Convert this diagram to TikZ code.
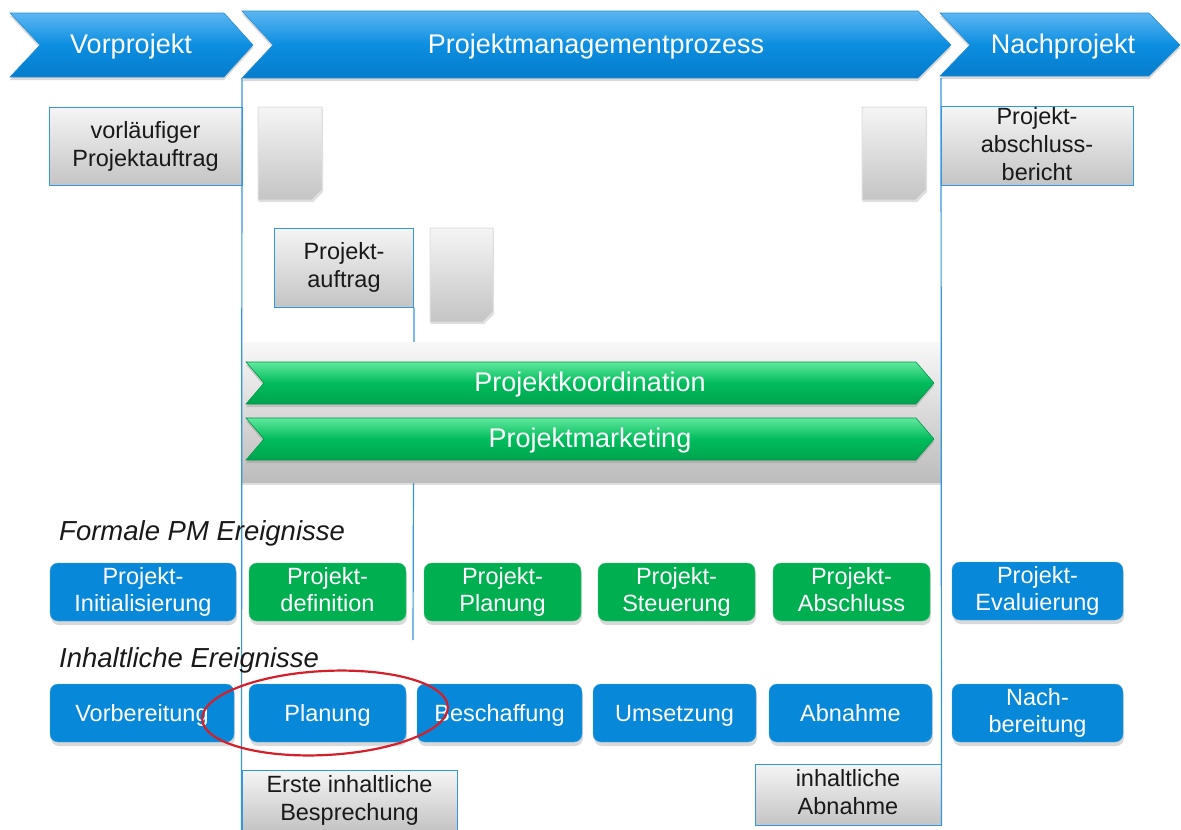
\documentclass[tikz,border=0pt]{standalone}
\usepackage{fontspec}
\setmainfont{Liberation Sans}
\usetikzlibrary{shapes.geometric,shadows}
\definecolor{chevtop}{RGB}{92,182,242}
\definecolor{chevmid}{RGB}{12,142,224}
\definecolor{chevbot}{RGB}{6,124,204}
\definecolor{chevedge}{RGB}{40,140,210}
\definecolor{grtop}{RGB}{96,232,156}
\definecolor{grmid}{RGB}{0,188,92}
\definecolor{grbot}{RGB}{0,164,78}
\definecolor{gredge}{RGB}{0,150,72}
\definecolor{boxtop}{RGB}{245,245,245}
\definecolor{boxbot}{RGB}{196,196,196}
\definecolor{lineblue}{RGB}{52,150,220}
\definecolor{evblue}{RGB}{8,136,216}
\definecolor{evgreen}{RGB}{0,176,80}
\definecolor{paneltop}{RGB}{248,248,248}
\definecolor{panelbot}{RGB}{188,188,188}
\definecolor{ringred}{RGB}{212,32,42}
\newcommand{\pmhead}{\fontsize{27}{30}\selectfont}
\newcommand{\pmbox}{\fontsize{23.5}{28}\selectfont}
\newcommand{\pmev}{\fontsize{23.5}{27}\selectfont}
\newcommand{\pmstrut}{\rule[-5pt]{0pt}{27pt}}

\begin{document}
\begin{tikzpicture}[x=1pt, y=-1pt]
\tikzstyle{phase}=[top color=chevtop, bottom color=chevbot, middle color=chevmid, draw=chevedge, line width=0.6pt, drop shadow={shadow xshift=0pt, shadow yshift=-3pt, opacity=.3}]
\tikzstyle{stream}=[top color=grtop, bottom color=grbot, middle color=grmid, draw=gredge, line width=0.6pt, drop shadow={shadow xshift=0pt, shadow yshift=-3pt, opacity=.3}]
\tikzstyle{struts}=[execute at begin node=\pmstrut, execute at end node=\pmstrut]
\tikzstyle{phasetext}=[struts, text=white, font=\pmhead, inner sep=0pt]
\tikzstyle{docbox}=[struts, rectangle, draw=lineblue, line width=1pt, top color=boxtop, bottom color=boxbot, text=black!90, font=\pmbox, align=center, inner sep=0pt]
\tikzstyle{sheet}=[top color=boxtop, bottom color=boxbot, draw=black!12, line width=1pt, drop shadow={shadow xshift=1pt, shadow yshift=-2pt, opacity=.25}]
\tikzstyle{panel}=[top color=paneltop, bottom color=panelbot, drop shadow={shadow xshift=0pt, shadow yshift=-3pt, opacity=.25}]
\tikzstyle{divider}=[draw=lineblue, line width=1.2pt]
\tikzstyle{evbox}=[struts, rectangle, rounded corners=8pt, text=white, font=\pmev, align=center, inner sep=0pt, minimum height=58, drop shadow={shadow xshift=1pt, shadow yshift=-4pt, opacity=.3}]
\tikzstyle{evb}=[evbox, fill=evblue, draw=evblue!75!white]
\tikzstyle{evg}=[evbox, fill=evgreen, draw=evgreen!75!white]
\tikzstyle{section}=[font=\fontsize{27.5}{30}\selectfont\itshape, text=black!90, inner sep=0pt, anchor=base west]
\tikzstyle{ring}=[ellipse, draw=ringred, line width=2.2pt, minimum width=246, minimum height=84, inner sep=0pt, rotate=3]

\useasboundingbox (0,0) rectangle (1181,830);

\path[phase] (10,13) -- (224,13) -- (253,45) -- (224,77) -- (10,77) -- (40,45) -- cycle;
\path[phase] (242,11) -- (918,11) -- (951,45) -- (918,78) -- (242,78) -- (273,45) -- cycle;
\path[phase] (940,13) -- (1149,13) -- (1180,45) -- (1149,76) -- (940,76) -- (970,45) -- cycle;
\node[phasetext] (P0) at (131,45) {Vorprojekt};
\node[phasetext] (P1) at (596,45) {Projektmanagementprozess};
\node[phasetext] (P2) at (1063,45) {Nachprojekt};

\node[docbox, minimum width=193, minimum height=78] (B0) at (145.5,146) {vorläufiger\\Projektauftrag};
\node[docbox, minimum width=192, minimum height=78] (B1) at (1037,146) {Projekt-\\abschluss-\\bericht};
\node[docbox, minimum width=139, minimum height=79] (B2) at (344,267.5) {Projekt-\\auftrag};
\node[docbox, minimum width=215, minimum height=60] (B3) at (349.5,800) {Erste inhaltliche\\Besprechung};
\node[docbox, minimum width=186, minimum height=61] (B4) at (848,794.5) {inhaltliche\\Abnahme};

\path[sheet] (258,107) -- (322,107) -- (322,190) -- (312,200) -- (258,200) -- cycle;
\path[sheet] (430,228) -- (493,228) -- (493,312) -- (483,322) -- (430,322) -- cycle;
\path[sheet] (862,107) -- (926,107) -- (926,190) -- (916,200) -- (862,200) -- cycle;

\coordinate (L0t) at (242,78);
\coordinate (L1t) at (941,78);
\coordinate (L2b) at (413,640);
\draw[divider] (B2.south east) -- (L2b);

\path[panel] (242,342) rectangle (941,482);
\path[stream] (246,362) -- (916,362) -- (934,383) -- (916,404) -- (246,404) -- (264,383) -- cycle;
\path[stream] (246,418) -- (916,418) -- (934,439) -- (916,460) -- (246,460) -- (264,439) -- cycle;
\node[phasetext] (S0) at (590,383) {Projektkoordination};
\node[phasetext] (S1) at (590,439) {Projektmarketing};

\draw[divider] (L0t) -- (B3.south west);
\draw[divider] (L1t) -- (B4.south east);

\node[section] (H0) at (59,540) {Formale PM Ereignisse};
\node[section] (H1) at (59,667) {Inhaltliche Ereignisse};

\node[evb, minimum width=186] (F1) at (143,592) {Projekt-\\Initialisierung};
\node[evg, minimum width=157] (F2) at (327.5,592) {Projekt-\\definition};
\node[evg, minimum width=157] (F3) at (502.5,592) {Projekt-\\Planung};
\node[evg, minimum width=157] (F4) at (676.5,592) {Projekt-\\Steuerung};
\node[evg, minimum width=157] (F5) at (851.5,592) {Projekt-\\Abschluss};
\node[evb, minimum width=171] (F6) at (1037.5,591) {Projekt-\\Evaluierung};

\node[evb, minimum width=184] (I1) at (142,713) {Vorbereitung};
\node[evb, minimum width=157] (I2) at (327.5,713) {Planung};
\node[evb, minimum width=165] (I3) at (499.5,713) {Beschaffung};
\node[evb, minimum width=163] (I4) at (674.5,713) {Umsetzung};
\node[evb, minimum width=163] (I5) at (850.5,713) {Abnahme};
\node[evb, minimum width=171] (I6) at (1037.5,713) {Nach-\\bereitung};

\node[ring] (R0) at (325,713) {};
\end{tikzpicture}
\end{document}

• [WHAT YOU ARE ASKED TO DO]: Without including any picture, repeat the data exactly.

• [SOLUTION FOR THIS TASK]:
Convert this diagram to TikZ code.
\documentclass[tikz,border=0pt]{standalone}
\usepackage{fontspec}
\setmainfont{Liberation Sans}
\usetikzlibrary{shapes.geometric,shadows}
\definecolor{chevtop}{RGB}{92,182,242}
\definecolor{chevmid}{RGB}{12,142,224}
\definecolor{chevbot}{RGB}{6,124,204}
\definecolor{chevedge}{RGB}{40,140,210}
\definecolor{grtop}{RGB}{96,232,156}
\definecolor{grmid}{RGB}{0,188,92}
\definecolor{grbot}{RGB}{0,164,78}
\definecolor{gredge}{RGB}{0,150,72}
\definecolor{boxtop}{RGB}{245,245,245}
\definecolor{boxbot}{RGB}{196,196,196}
\definecolor{lineblue}{RGB}{52,150,220}
\definecolor{evblue}{RGB}{8,136,216}
\definecolor{evgreen}{RGB}{0,176,80}
\definecolor{paneltop}{RGB}{248,248,248}
\definecolor{panelbot}{RGB}{188,188,188}
\definecolor{ringred}{RGB}{212,32,42}
\newcommand{\pmhead}{\fontsize{27}{30}\selectfont}
\newcommand{\pmbox}{\fontsize{23.5}{28}\selectfont}
\newcommand{\pmev}{\fontsize{23.5}{27}\selectfont}
\newcommand{\pmstrut}{\rule[-5pt]{0pt}{27pt}}

\begin{document}
\begin{tikzpicture}[x=1pt, y=-1pt]
\tikzstyle{phase}=[top color=chevtop, bottom color=chevbot, middle color=chevmid, draw=chevedge, line width=0.6pt, drop shadow={shadow xshift=0pt, shadow yshift=-3pt, opacity=.3}]
\tikzstyle{stream}=[top color=grtop, bottom color=grbot, middle color=grmid, draw=gredge, line width=0.6pt, drop shadow={shadow xshift=0pt, shadow yshift=-3pt, opacity=.3}]
\tikzstyle{struts}=[execute at begin node=\pmstrut, execute at end node=\pmstrut]
\tikzstyle{phasetext}=[struts, text=white, font=\pmhead, inner sep=0pt]
\tikzstyle{docbox}=[struts, rectangle, draw=lineblue, line width=1pt, top color=boxtop, bottom color=boxbot, text=black!90, font=\pmbox, align=center, inner sep=0pt]
\tikzstyle{sheet}=[top color=boxtop, bottom color=boxbot, draw=black!12, line width=1pt, drop shadow={shadow xshift=1pt, shadow yshift=-2pt, opacity=.25}]
\tikzstyle{panel}=[top color=paneltop, bottom color=panelbot, drop shadow={shadow xshift=0pt, shadow yshift=-3pt, opacity=.25}]
\tikzstyle{divider}=[draw=lineblue, line width=1.2pt]
\tikzstyle{evbox}=[struts, rectangle, rounded corners=8pt, text=white, font=\pmev, align=center, inner sep=0pt, minimum height=58, drop shadow={shadow xshift=1pt, shadow yshift=-4pt, opacity=.3}]
\tikzstyle{evb}=[evbox, fill=evblue, draw=evblue!75!white]
\tikzstyle{evg}=[evbox, fill=evgreen, draw=evgreen!75!white]
\tikzstyle{section}=[font=\fontsize{27.5}{30}\selectfont\itshape, text=black!90, inner sep=0pt, anchor=base west]
\tikzstyle{ring}=[ellipse, draw=ringred, line width=2.2pt, minimum width=246, minimum height=84, inner sep=0pt, rotate=3]

\useasboundingbox (0,0) rectangle (1181,830);

\path[phase] (10,13) -- (224,13) -- (253,45) -- (224,77) -- (10,77) -- (40,45) -- cycle;
\path[phase] (242,11) -- (918,11) -- (951,45) -- (918,78) -- (242,78) -- (273,45) -- cycle;
\path[phase] (940,13) -- (1149,13) -- (1180,45) -- (1149,76) -- (940,76) -- (970,45) -- cycle;
\node[phasetext] (P0) at (131,45) {Vorprojekt};
\node[phasetext] (P1) at (596,45) {Projektmanagementprozess};
\node[phasetext] (P2) at (1063,45) {Nachprojekt};

\node[docbox, minimum width=193, minimum height=78] (B0) at (145.5,146) {vorläufiger\\Projektauftrag};
\node[docbox, minimum width=192, minimum height=78] (B1) at (1037,146) {Projekt-\\abschluss-\\bericht};
\node[docbox, minimum width=139, minimum height=79] (B2) at (344,267.5) {Projekt-\\auftrag};
\node[docbox, minimum width=215, minimum height=60] (B3) at (349.5,800) {Erste inhaltliche\\Besprechung};
\node[docbox, minimum width=186, minimum height=61] (B4) at (848,794.5) {inhaltliche\\Abnahme};

\path[sheet] (258,107) -- (322,107) -- (322,190) -- (312,200) -- (258,200) -- cycle;
\path[sheet] (430,228) -- (493,228) -- (493,312) -- (483,322) -- (430,322) -- cycle;
\path[sheet] (862,107) -- (926,107) -- (926,190) -- (916,200) -- (862,200) -- cycle;

\coordinate (L0t) at (242,78);
\coordinate (L1t) at (941,78);
\coordinate (L2b) at (413,640);
\draw[divider] (B2.south east) -- (L2b);

\path[panel] (242,342) rectangle (941,482);
\path[stream] (246,362) -- (916,362) -- (934,383) -- (916,404) -- (246,404) -- (264,383) -- cycle;
\path[stream] (246,418) -- (916,418) -- (934,439) -- (916,460) -- (246,460) -- (264,439) -- cycle;
\node[phasetext] (S0) at (590,383) {Projektkoordination};
\node[phasetext] (S1) at (590,439) {Projektmarketing};

\draw[divider] (L0t) -- (B3.south west);
\draw[divider] (L1t) -- (B4.south east);

\node[section] (H0) at (59,540) {Formale PM Ereignisse};
\node[section] (H1) at (59,667) {Inhaltliche Ereignisse};

\node[evb, minimum width=186] (F1) at (143,592) {Projekt-\\Initialisierung};
\node[evg, minimum width=157] (F2) at (327.5,592) {Projekt-\\definition};
\node[evg, minimum width=157] (F3) at (502.5,592) {Projekt-\\Planung};
\node[evg, minimum width=157] (F4) at (676.5,592) {Projekt-\\Steuerung};
\node[evg, minimum width=157] (F5) at (851.5,592) {Projekt-\\Abschluss};
\node[evb, minimum width=171] (F6) at (1037.5,591) {Projekt-\\Evaluierung};

\node[evb, minimum width=184] (I1) at (142,713) {Vorbereitung};
\node[evb, minimum width=157] (I2) at (327.5,713) {Planung};
\node[evb, minimum width=165] (I3) at (499.5,713) {Beschaffung};
\node[evb, minimum width=163] (I4) at (674.5,713) {Umsetzung};
\node[evb, minimum width=163] (I5) at (850.5,713) {Abnahme};
\node[evb, minimum width=171] (I6) at (1037.5,713) {Nach-\\bereitung};

\node[ring] (R0) at (325,713) {};
\end{tikzpicture}
\end{document}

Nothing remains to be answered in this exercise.